Naime is a princess, an air mage, and our heroine.
She wishes to keep her people safe from the Republic, who desire to control the lands of not only her people but also the people of the man she falls in love with. Behind the doors and into their private chambers, her father’s health is failing. His daughter struggles to keep a tight hand on the Viziers while also barely keeping her father’s mind invisible to the viziers sharp eyes.
Naime is not without power in this world but not all women in her world are given such privileges as a princess. This is a world that gives some power to women but not others. The viziers tell her she needs to choose a husband but she has never wanted a man by her side. Naime wishes to be given the power her father graciously gives her but the men of his court do not. They honor her place of privilege but do not fully give her the respect she wants. When she secretly sends a letter (with the idea that she is her father) to Sarkum, Makram arrives to speak with her father. And then the courtly stabbing commences.
She wants to lead her people as a powerful woman deserving of a seat, like any man of her status.
Two men from Sarkum arrive. Makram, prince and brother to Sarkum’s leader and Tareck, warrior and a foodie. Naime and Makram don’t get along in the beginning. All of the swords, none of the sweet.
I love that there is a diversity of culture, traditions, queer people, and skin tones. Tamar and Sarkum are enemy nations and therefore don’t always agree on what is best for the land or for their own people. Tamar and Sarkum have done some bad and good things; they are not easily definable nor do they fit in an easily categorized box. Tamar people are more reserved and Sarkum people are more action based.
This book is rich with detail and specifically deals with the close room politics between those in positions of power. One of the most gripping aspects (aside from a lot of things) are the scenes when Naime is ripping into the Viziers.
Her favorite thing, in my honest opinion, is to give men tongue lashings.
Let me do some Naime praising for a second. J.D. Evans takes that misogynistic notion that beauty is demure and submissive and lights a fire under their asses by giving us a ball busting heroine rising from the ashes and making them all bend to her great and terrible beauty. She’s that type of heroine and maybe I have a crush on her? A little bit (very). There was a whole bad bitch moment with Makram’s brother and I was even scared of her. The heroine. I was scared of the heroine.
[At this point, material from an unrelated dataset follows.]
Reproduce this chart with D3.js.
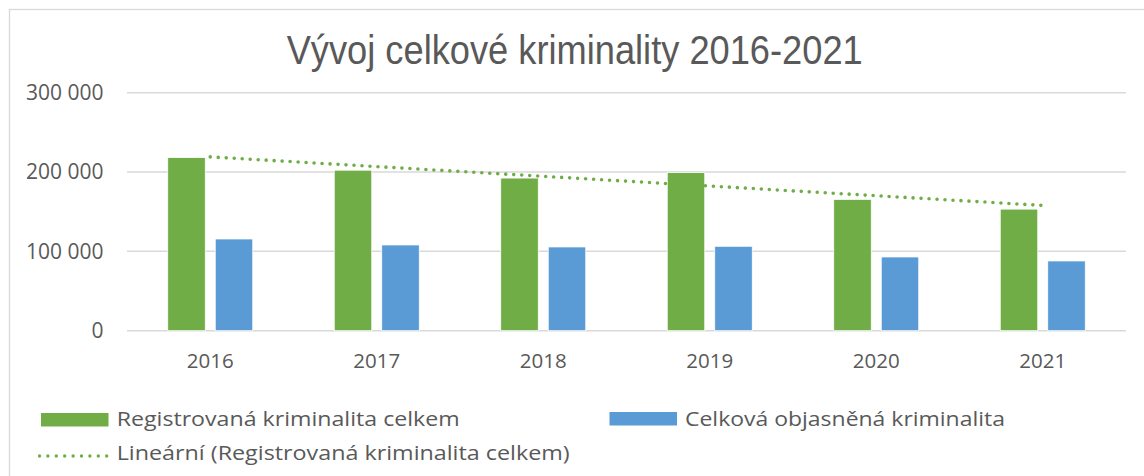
<!DOCTYPE html>
<html>
<head>
<meta charset="utf-8">
<script src="https://cdn.jsdelivr.net/npm/d3@7"></script>
<style>
  html, body { margin: 0; padding: 0; background: #ffffff; }
  svg { display: block; }
</style>
</head>
<body>
<svg id="chart" width="1144" height="476"></svg>
<script>
const title = "Vývoj celkové kriminality 2016-2021";
const years = ["2016", "2017", "2018", "2019", "2020", "2021"];
const seriesNames = ["Registrovaná kriminalita celkem", "Celková objasněná kriminalita"];
const registered = [218162, 202303, 192405, 199221, 165525, 153230];
const cleared = [115600, 108070, 105550, 106400, 92940, 87900];
const yTicks = [0, 100000, 200000, 300000];
const trendName = "Lineární (Registrovaná kriminalita celkem)";
const colors = ["#70AD47", "#5B9BD5"];

const svg = d3.select("#chart");
const textColor = "#595959";
const gridColor = "#D9D9D9";

// chart border
svg.append("rect")
  .attr("x", 9.5).attr("y", 9.5)
  .attr("width", 1200).attr("height", 600)
  .attr("fill", "none").attr("stroke", gridColor).attr("stroke-width", 1.3);

const plot = { left: 127, right: 1126, top: 92.7, bottom: 330.7 };

const x0 = d3.scaleBand().domain(years).range([plot.left, plot.right]).padding(0);
const groupWidth = 85;
const x1 = d3.scaleBand().domain(seriesNames).range([0, groupWidth]).paddingInner(10 / 47.5).paddingOuter(0);
const y = d3.scaleLinear().domain([0, 300000]).range([plot.bottom, plot.top]);

const fmt = d3.formatLocale({ decimal: ",", thousands: " ", grouping: [3], currency: ["", " Kč"] }).format(",d");

// gridlines
svg.append("g").selectAll("line").data(yTicks).join("line")
  .attr("x1", plot.left).attr("x2", plot.right)
  .attr("y1", d => y(d)).attr("y2", d => y(d))
  .attr("stroke", gridColor).attr("stroke-width", 1.5);

// y axis labels
const yAxis = d3.axisLeft(y).tickValues(yTicks).tickFormat(fmt).tickSize(0).tickPadding(0);
const yG = svg.append("g").attr("transform", `translate(103.5,0)`).call(yAxis);
yG.select(".domain").remove();
yG.selectAll("text")
  .attr("fill", textColor)
  .style("font-family", "'Open Sans', sans-serif")
  .style("font-size", "21px");

// x axis labels
const xAxis = d3.axisBottom(x0).tickSize(0).tickPadding(0);
const xG = svg.append("g").attr("transform", `translate(0,353.5)`).call(xAxis);
xG.select(".domain").remove();
xG.selectAll("text")
  .attr("fill", textColor)
  .attr("dy", "0.71em")
  .style("font-family", "'Open Sans', sans-serif")
  .style("font-size", "20.5px");

// bars
const rows = years.map((yr, i) => ({ year: yr, vals: [registered[i], cleared[i]] }));
const offset = (x0.bandwidth() - groupWidth) / 2;
const groups = svg.append("g").selectAll("g").data(rows).join("g")
  .attr("transform", d => `translate(${x0(d.year) + offset},0)`);
groups.selectAll("rect").data(d => d.vals.map((v, k) => ({ name: seriesNames[k], v, k }))).join("rect")
  .attr("x", d => x1(d.name))
  .attr("width", x1.bandwidth())
  .attr("y", d => y(d.v))
  .attr("height", d => y(0) - y(d.v))
  .attr("fill", d => colors[d.k])
  .attr("stroke", "#ffffff").attr("stroke-width", 0.75);

// linear trendline (least squares on registered)
const n = registered.length;
const mx = d3.mean(d3.range(n));
const my = d3.mean(registered);
const slope = d3.sum(d3.range(n), i => (i - mx) * (registered[i] - my)) / d3.sum(d3.range(n), i => (i - mx) ** 2);
const intercept = my - slope * mx;
const trendPts = [0, n - 1].map(i => [x0(years[i]) + x0.bandwidth() / 2, y(intercept + slope * i)]);
svg.append("path")
  .attr("d", d3.line()(trendPts))
  .attr("fill", "none")
  .attr("stroke", colors[0])
  .attr("stroke-width", 3.6)
  .attr("stroke-linecap", "round")
  .attr("stroke-dasharray", "0 8");

// title
svg.append("text")
  .attr("x", 574.7).attr("y", 64)
  .attr("text-anchor", "middle")
  .attr("fill", textColor)
  .attr("textLength", 576).attr("lengthAdjust", "spacingAndGlyphs")
  .style("font-family", "'Liberation Sans', Arial, sans-serif")
  .style("font-size", "40px")
  .text(title);

// legend
const legFont = "'Open Sans', sans-serif";
const legend = svg.append("g");
const legItems = [
  { type: "rect", color: colors[0], sx: 41, sy: 413, tx: 116.7, ty: 426, len: 343, label: seriesNames[0] },
  { type: "rect", color: colors[1], sx: 609.5, sy: 412, tx: 685, ty: 426, len: 320, label: seriesNames[1] },
  { type: "dots", color: colors[0], sx: 39.5, sy: 456, tx: 116.7, ty: 459.5, len: 453, label: trendName }
];
legItems.forEach(it => {
  if (it.type === "rect") {
    legend.append("rect").attr("x", it.sx).attr("y", it.sy).attr("width", 67.5).attr("height", 13.5).attr("fill", it.color);
  } else {
    legend.append("line").attr("x1", it.sx).attr("x2", it.sx + 67.5).attr("y1", it.sy).attr("y2", it.sy)
      .attr("stroke", it.color).attr("stroke-width", 3.4).attr("stroke-linecap", "round").attr("stroke-dasharray", "0 8.4");
  }
  legend.append("text").attr("x", it.tx).attr("y", it.ty)
    .attr("fill", textColor)
    .attr("textLength", it.len).attr("lengthAdjust", "spacingAndGlyphs")
    .style("font-family", legFont).style("font-size", "20.5px")
    .text(it.label);
});
</script>
</body>
</html>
Listen. If you love alpha heroines this girl is catnip for you. She is also not afraid of saying cock out loud and I would sincerely love to see that more in romance.
Naime and Makram go from ‘definitely find that person annoying’ to ‘wow great chest’’ to ‘wait feelings? shit’ to ‘stay forever? answer yes/no.’
Evans knows how to make me feel like Makram really cares what she thinks, and more than a few times had me sobbing. Makram is a rare hero in that he doesn’t sacrifice not getting along with the heroine with disrespecting the heroine. He always has a value for her command in politics. He never takes away her choices for her. She’s always involved in the decisions they make together. No sleeping with the heroine only to take away her rights trope here.
Evans builds that romance slowly but surely and once you get to those romantic scenes? Boom. You realize how truly gorgeous prose is missing from traditionally published romances and it pisses you off. Those slow touches and soft voices mixed with elegant prose is what I need in a slow burn. It’s why I’ve never truly found the type of slow burns in romance that I need. They’re all in genre fantasy, never in romance genre.
Naime’s hands flew to his neck, her nails digging against his nape, clinging as much as she was pleading, afraid and enraptured by every emotion and sensation that swept over her. Her entire world collapsed in and existed only in the places they touched.
That’s me swooning.
“Say them all, so I have them when I cannot remember the way your touches feel.”
That’s me sobbing on my kindle.
This book is honestly going to be a favorite and it was nearly perfect for me. While I absolutely was floored by this novel (sob) I did have an issue with Naime making Makram angry like her viziers would have done in the courtroom to show him what he will have to face. She uses the viziers prejudice as though she’s repeating what they would say. In this sense, she can be very calculating. The prejudice the viziers have towards Sakrum people is critiqued. I want to make that clear. There is an analyzation of the way prejudice between people is born, even between people that are neighbors. Naime tries to teach Makram how different their traditions are from his own and wants to make sure he doesn’t say or do something that negatively impacts their arguments but it rubbed me the wrong way. Rather, it’s the excuse that she gives that bothered me. Naime tells Makram his behavior in their court could be perceived negatively and therefore used against them but she could have just warned him without making him feel like he was being insulted. I would have understood better if Naime was being critiqued through the text but that was rather unclear to me.
Aside from my one critique, I loved this book. I can see myself using it as a comfort read. J.D. Evans terrorized me with an alpha heroine, a sweet hero, prose like air and destruction, and a romance so real I can hear it. I want romances as sinister and seductive as this.